Sepultura were the first metal band that I got into. And old Sepultura is undeniably great. But former Sepultura frontman, Max Cavalera, has spent over a decade p!ssing on his legacy.
I saw Soulfly twice early on in their career. And whilst I wasn’t hanging out for Fred Durst’s rap passage in Bleed, or ultra nu-metal songs, I did, in the main, enjoy those gigs. Max has always played a high content of the Sepultura classics in his sets.
Night had fallen by the time Max and company hit the stage. The screens flanking the stage reminded the crowd that there was no circle pits to be entered into. Someone forgot to hand Max that memo. I’n not sure there was a song that he didn’t call for a circle pit, or for the crowd to “jump tha f_ck up!”.
So while Max may or may not be a tool, he has undeniable stage presence. He and the Soulfly unit had the crowd bouncing throughout.
We thrashed through Troops of Doom and screamed along to “Roots!… Bloody Roots!”. I even allowed myself to enjoy a bit of nu metal as I remembered back to singing Eye for an Eye at the 1999 Big Day Out. Oh, the youthful indiscretions.
Soulfly still have that nu-metal feel, but the new songs sound a little thrashier. I still wouldn’t fork out my hard earned for another Soulfly record, but the live set has been worthwhile every time I’ve caught them.
Fear Factory also played Hellfest. Following that performance, I thought that it was great to reminisce about the music of my youth, but my time is better spent exploring bands that are pushing boundaries today. After the Wacken set, there is still room in my life for Fear Factory gigs.
Fear Factory’s set was shorter than the one at Hellfest, and fortunately they cut out the nu metal fat. It was great.
Like angst-ridden, 16-year olds we yelled along with Burton C. Bell:
“I’ve got… No more… God d@mn… Regrets!
I’ve got… No more… God.. d@mn… Respect!”
We bounced along with Martyr, pausing only to join in the chorus:
I’ll admit that I still haven’t investigated the new recorded material, but live, it stood up well against the awesome machine-metal of the Demanufacture era songs. Even if those new songs don’t cut it outside of the live experience, I now believe there is room in my life for more Fear Factory gigs. I see they’re touring Europe with High on Fire in a month. I’m on it!

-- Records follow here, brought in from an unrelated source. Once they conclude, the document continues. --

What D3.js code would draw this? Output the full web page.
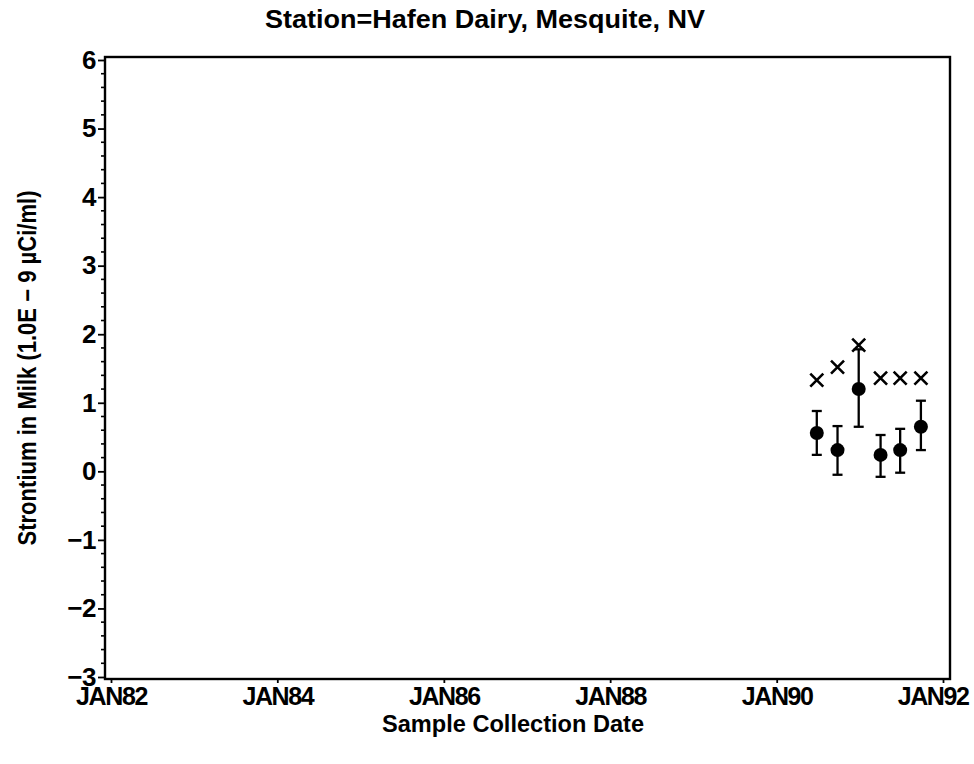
<!DOCTYPE html>
<html>
<head>
<meta charset="utf-8">
<script src="https://cdn.jsdelivr.net/npm/d3@7"></script>
<style>
  html, body { margin: 0; padding: 0; background: #fff; }
  svg { display: block; }
  text { font-family: "Liberation Sans", Arial, Helvetica, sans-serif; fill: #000; font-weight: bold; }
</style>
</head>
<body>
<svg id="chart" width="974" height="764"></svg>
<script>
// ---- data ----
const sampleDates = ["1990-06-26", "1990-09-25", "1990-12-27", "1991-04-02", "1991-06-27", "1991-09-26"];
const meanValues  = [0.56, 0.31, 1.20, 0.24, 0.31, 0.65];
const lowerValues = [0.24, -0.05, 0.65, -0.08, -0.02, 0.31];
const upperValues = [0.88, 0.66, 1.78, 0.53, 0.62, 1.03];
const crossValues = [1.33, 1.52, 1.84, 1.36, 1.36, 1.36];
const xTickYears  = [1982, 1984, 1986, 1988, 1990, 1992];
const yTickValues = [-3, -2, -1, 0, 1, 2, 3, 4, 5, 6];
const titleText = "Station=Hafen Dairy, Mesquite, NV";
const xTitle = "Sample Collection Date";
const yTitle = "Strontium in Milk (1.0E \u2212 9 \u00B5Ci/ml)";

// ---- layout ----
const frame = { left: 105, right: 950, top: 57, bottom: 679 };
const W = 974;
const svg = d3.select("#chart");
const parse = d3.timeParse("%Y-%m-%d");
const rows = sampleDates.map((d, i) => ({
  date: parse(d), mean: meanValues[i], lo: lowerValues[i], hi: upperValues[i], cross: crossValues[i]
}));

const x = d3.scaleTime()
  .domain([new Date(1982, 0, 1), new Date(1992, 0, 1)])
  .range([111, 943]);
const y = d3.scaleLinear().domain([-3, 6]).range([677, 60]);

// frame
svg.append("rect")
  .attr("x", frame.left).attr("y", frame.top)
  .attr("width", frame.right - frame.left).attr("height", frame.bottom - frame.top)
  .attr("fill", "none").attr("stroke", "#000").attr("stroke-width", 2.4);

const labelFont = 25;

// x axis
const xAxis = d3.axisBottom(x)
  .tickValues(xTickYears.map(yr => new Date(yr, 0, 1)))
  .tickSize(4).tickSizeOuter(0)
  .tickFormat(d => "JAN" + d3.timeFormat("%y")(d));
const gx = svg.append("g").attr("transform", `translate(0,${frame.bottom})`).call(xAxis);
gx.select(".domain").remove();
gx.selectAll(".tick line").attr("stroke", "#000").attr("stroke-width", 1.8);
gx.selectAll(".tick text")
  .attr("y", 26).attr("dy", null)
  .style("font-size", labelFont + "px").style("letter-spacing", "-1.4px")
  .each(function() {
    // keep the last label inside the page, as the reference does
    const bb = this.getBBox();
    const tr = d3.select(this.parentNode).attr("transform");
    const tx = +tr.match(/translate\(([-\d.]+)/)[1];
    const over = tx + bb.x + bb.width - (W - 5);
    if (over > 0) d3.select(this).attr("x", -over);
  });

// y axis minor ticks
const minor = d3.range(-3, 6.0001, 0.2).map(v => +v.toFixed(1)).filter(v => !yTickValues.includes(v));
svg.append("g").selectAll("line").data(minor).join("line")
  .attr("x1", frame.left).attr("x2", frame.left - 4)
  .attr("y1", d => y(d)).attr("y2", d => y(d))
  .attr("stroke", "#000").attr("stroke-width", 1.6);

// y axis major
const yAxis = d3.axisLeft(y).tickValues(yTickValues).tickSize(7).tickSizeOuter(0)
  .tickFormat(d => d < 0 ? "\u2212" + Math.abs(d) : String(d));
const gy = svg.append("g").attr("transform", `translate(${frame.left},0)`).call(yAxis);
gy.select(".domain").remove();
gy.selectAll(".tick line").attr("stroke", "#000").attr("stroke-width", 1.8);
gy.selectAll(".tick text")
  .attr("x", -9)
  .style("font-size", "26px").style("letter-spacing", "-0.5px");

// titles
svg.append("text").attr("x", 485).attr("y", 28).attr("text-anchor", "middle")
  .style("font-size", "25px")
  .attr("textLength", 440).attr("lengthAdjust", "spacingAndGlyphs")
  .text(titleText);
svg.append("text").attr("x", 513).attr("y", 732).attr("text-anchor", "middle")
  .style("font-size", "24px")
  .attr("textLength", 262).attr("lengthAdjust", "spacingAndGlyphs")
  .text(xTitle);
svg.append("text").attr("transform", "translate(36,368) rotate(-90)").attr("text-anchor", "middle")
  .style("font-size", "25px")
  .attr("textLength", 355).attr("lengthAdjust", "spacingAndGlyphs")
  .text(yTitle);

// data marks
const marks = svg.append("g");
const cap = 5;
marks.selectAll(".err").data(rows).join("line")
  .attr("x1", d => x(d.date)).attr("x2", d => x(d.date))
  .attr("y1", d => y(d.lo)).attr("y2", d => y(d.hi))
  .attr("stroke", "#000").attr("stroke-width", 2.3);
marks.selectAll(".capHi").data(rows).join("line")
  .attr("x1", d => x(d.date) - cap).attr("x2", d => x(d.date) + cap)
  .attr("y1", d => y(d.hi)).attr("y2", d => y(d.hi))
  .attr("stroke", "#000").attr("stroke-width", 2.3);
marks.selectAll(".capLo").data(rows).join("line")
  .attr("x1", d => x(d.date) - cap).attr("x2", d => x(d.date) + cap)
  .attr("y1", d => y(d.lo)).attr("y2", d => y(d.lo))
  .attr("stroke", "#000").attr("stroke-width", 2.3);
marks.selectAll(".dot").data(rows).join("circle")
  .attr("cx", d => x(d.date)).attr("cy", d => y(d.mean)).attr("r", 7)
  .attr("fill", "#000");
const cs = 6.5;
marks.selectAll(".cross").data(rows).join("path")
  .attr("d", d => {
    const cx = x(d.date), cy = y(d.cross);
    return `M${cx - cs},${cy - cs}L${cx + cs},${cy + cs}M${cx - cs},${cy + cs}L${cx + cs},${cy - cs}`;
  })
  .attr("stroke", "#000").attr("stroke-width", 2.6).attr("fill", "none");
</script>
</body>
</html>
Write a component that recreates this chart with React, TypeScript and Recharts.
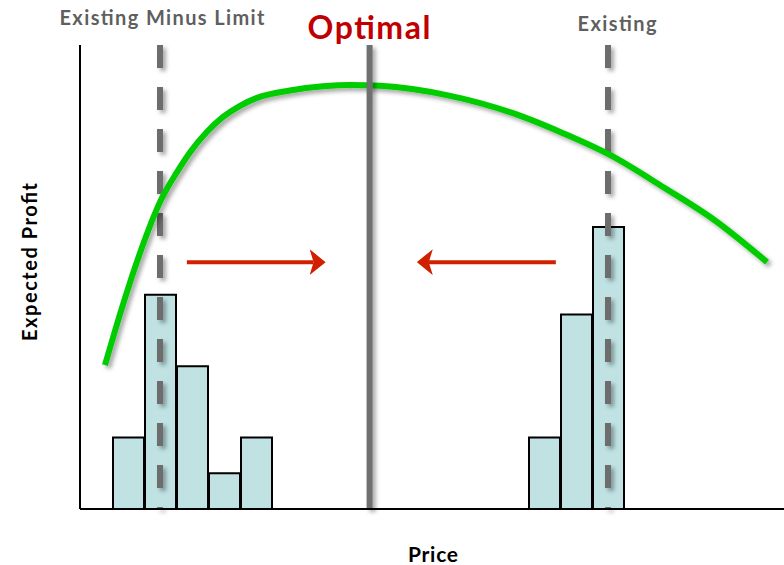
import { ComposedChart, Bar, Line, XAxis, YAxis, ReferenceLine } from 'recharts';

// histogram of current prices (price bin centre -> number of items)
const binPrices = [1.5, 2.5, 3.5, 4.5, 5.5, 14.5, 15.5, 16.5];
const binCounts = [2, 6, 4, 1, 2, 2, 5.45, 7.9];

// expected profit curve over price
const curvePrices = [0.78, 1.34, 1.88, 2.53, 3.03, 3.44, 3.97, 4.47, 5.0, 5.53, 6.56, 7.59, 8.44, 9.38, 11.46, 13.53, 15.09, 16.56, 18.22, 19.78, 21.47];
const curveProfit = [31.0, 44.0, 55.3, 66.6, 72.6, 76.9, 81.3, 84.5, 86.9, 88.6, 90.2, 91.1, 91.4, 91.2, 89.2, 85.3, 81.0, 76.3, 69.4, 62.5, 53.2];

// markers on the price axis
const minusLimitPrice = 2.5;
const existingPrice = 16.5;
const optimalPrice = 9.05;

// arrows pointing toward the optimum
const arrowLevel = 53.2;
const arrowRight = [3.34, 7.3];
const arrowLeft = [14.87, 10.9];

const bins = binPrices.map((price, i) => ({ price, count: binCounts[i] }));
const curve = curvePrices.map((price, i) => ({ price, profit: curveProfit[i] }));

const W = 784;
const H = 565;
const font = 'Lato, "Open Sans", sans-serif';

export default function App() {
  return (
    <div style={{ position: 'absolute', left: 0, top: 0, width: W, height: H, background: '#fff' }}>
      <svg width={0} height={0} style={{ position: 'absolute' }}>
        <defs>
          <filter id="dropShadow" filterUnits="userSpaceOnUse" x={0} y={0} width={W} height={H}>
            <feDropShadow dx={3} dy={3} stdDeviation={2} floodColor="#000" floodOpacity={0.35} />
          </filter>
          <marker id="arrowHead" markerUnits="userSpaceOnUse" markerWidth={16} markerHeight={26}
            refX={4} refY={13} orient="auto">
            <path d="M0,0 L16,13 L0,26 L4,13 Z" fill="#d02000" />
          </marker>
        </defs>
      </svg>
      <ComposedChart width={W} height={H} data={bins} margin={{ top: 45, right: 0, left: 20, bottom: 26 }}>
        <XAxis type="number" dataKey="price" domain={[0, 22]} allowDataOverflow height={30}
          tick={false} tickLine={false} axisLine={{ stroke: '#000', strokeWidth: 2 }} />
        {/* separate x axis for the curve so its points don't shrink the bar band */}
        <XAxis xAxisId="curve" type="number" dataKey="price" domain={[0, 22]} allowDataOverflow hide />
        <YAxis yAxisId="count" domain={[0, 13]} width={60} allowDataOverflow
          tick={false} tickLine={false} axisLine={{ stroke: '#000', strokeWidth: 2 }} />
        <YAxis yAxisId="profit" orientation="right" domain={[0, 100]} hide allowDataOverflow />

        {/* dashed markers sit under the translucent bars */}
        <ReferenceLine yAxisId="count" segment={[{ x: minusLimitPrice, y: 13 }, { x: minusLimitPrice, y: 0 }]}
          stroke="#6d6d6d" strokeWidth={6} strokeDasharray="23 19" filter="url(#dropShadow)" />
        <ReferenceLine yAxisId="count" segment={[{ x: existingPrice, y: 13 }, { x: existingPrice, y: 0 }]}
          stroke="#6d6d6d" strokeWidth={6} strokeDasharray="23 19" filter="url(#dropShadow)" />

        <Bar yAxisId="count" dataKey="count" barSize={31} fill="#86c7c9" fillOpacity={0.52}
          stroke="#000" strokeWidth={2} isAnimationActive={false} />

        <Line xAxisId="curve" yAxisId="profit" data={curve} dataKey="profit" type="monotone" stroke="#00cc00"
          strokeWidth={6} dot={false} activeDot={false} filter="url(#dropShadow)" isAnimationActive={false} />

        <ReferenceLine yAxisId="count" x={optimalPrice} stroke="#707070" strokeWidth={6} filter="url(#dropShadow)" />

        <ReferenceLine yAxisId="profit"
          segment={[{ x: arrowRight[0], y: arrowLevel }, { x: arrowRight[1], y: arrowLevel }]}
          stroke="#d02000" strokeWidth={4} markerEnd="url(#arrowHead)" />
        <ReferenceLine yAxisId="profit"
          segment={[{ x: arrowLeft[0], y: arrowLevel }, { x: arrowLeft[1], y: arrowLevel }]}
          stroke="#d02000" strokeWidth={4} markerEnd="url(#arrowHead)" />
      </ComposedChart>

      <svg width={W} height={H} style={{ position: 'absolute', left: 0, top: 0, pointerEvents: 'none' }}
        fontFamily={font} fontWeight={700}>
        <text x={162} y={25} textAnchor="middle" fontSize={20} fill="#5f5f5f" textLength={205}>Existing Minus Limit</text>
        <text x={369} y={39} textAnchor="middle" fontSize={32} fill="#c00000" textLength={123}>Optimal</text>
        <text x={617} y={31} textAnchor="middle" fontSize={20} fill="#5f5f5f" textLength={79}>Existing</text>
        <text x={433} y={562} textAnchor="middle" fontSize={21} fill="#000" textLength={50}>Price</text>
        <text x={37} y={262} textAnchor="middle" fontSize={20} fill="#000" textLength={158}
          transform="rotate(-90 37 262)">Expected Profit</text>
      </svg>
    </div>
  );
}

With the inner 16-year old in me once again satisfied, we ventured back for our last sleep in the tent, before waking to the carnage of the morning. Another night in Hamburg, and we were unfortunately too soon returning to the real world.
I’ve attended a few festivals this season. Whilst Wacken’s lineup wasn’t as strong as Hellfest, and the scale of the event prevented the communal vibe of a festival like Roadburn, Wacken is Wacken.
For sheer scale and metalness, Wacken can’t be beat. Like Muslims required to pilgrimage to Mecca once in their lifetime, so every metalhead owes it to himself to attempt to assemble the funds and time, to find enlightenment amongst 75,000 Slayer fans.